Now they have decided on a new tactic: an interactive reindeer warning app where drivers can tap their mobile phone screens to register any reindeer they see and get warnings if they are approaching an area where reindeers have been spotted. They’re hoping to save at least some of the 300,000 reindeer that wonder freely in the wilds of Lapland, sometimes described as the last wilderness in Europe.

In a pilot project, drivers of heavy transport vehicles are being given 1,000 free handsets, which have been deactivated for any other use than the reindeer warning system. If it proves successful, the app will be available for download on smartphones later this year.

Anne Ollila, director of the Finnish Reindeer Herders’ Association, said Wednesday the other methods simply didn’t work.

“Drivers often mistook reindeer with reflectors for people in the dark, thinking they wouldn’t run into the middle of the road when they saw car headlights approaching,” she told The Associated Press. “And the deer would tear the reflectors off.”

Reindeer traffic warning signs were pinched by tourists for souvenirs, and reindeerwould scrape off the fluorescent paint from their antlers. “Somehow the reindeer know they had paint on their antlers — maybe their friends laughed at them,” Ollila said.

Reindeer husbandry provides work for some 10,000 people in the region.

  • Few insurers cut rates for new electronic safety devices

Insurers aren’t yet ready to give a break to car owners who invest in automatic braking or other new electronic technologies such as lane departure warning or blind spot detection. Many companies are still compiling their own data to confirm that the devices stop crashes, while others say automakers don’t always make it clear which models have the new technologies.

The Associated Press found that of the 11 biggest U.S. auto insurers, only two offer discounts for the new electronic devices. But experts say that because they are so effective in reducing crashes, it’s just a matter of time before widespread rate cuts arrive.
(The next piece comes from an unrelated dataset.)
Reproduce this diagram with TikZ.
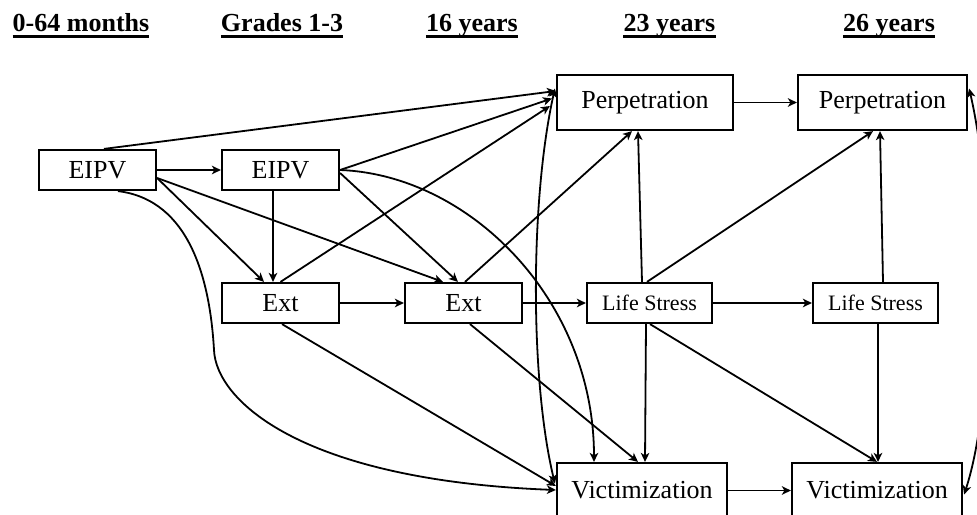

  • Singapore to cut off internet access for government workers

Government employees in Singapore will soon lose their Internet access at work to make official information systems more secure, authorities said Wednesday.

The government’s Infocomm Development Authority said it has begun disconnecting Internet access from the work stations of some government employees, and will expand the removal to all public workers by next June.

It said the employees’ work will remain the same, while the government information network will become more secure.

Singapore’s government is believed to have about 120,000 employees. While authorities did not give further details, the Straits Times newspaper said the move will affect 100,000 computers.

The newspaper said government employees who need the internet for work will be issued separate laptops with web access. If they don’t, they can use the internet on personal tablets or cellphones without access to government networks, it said.

The move was greeted with furor on social media. Many saw it as an obstacle to efficiency in the wealthy city-state, where citizens have pushed for a better balance of work and life. Government leaders have often spoken of the need to master and harness technology.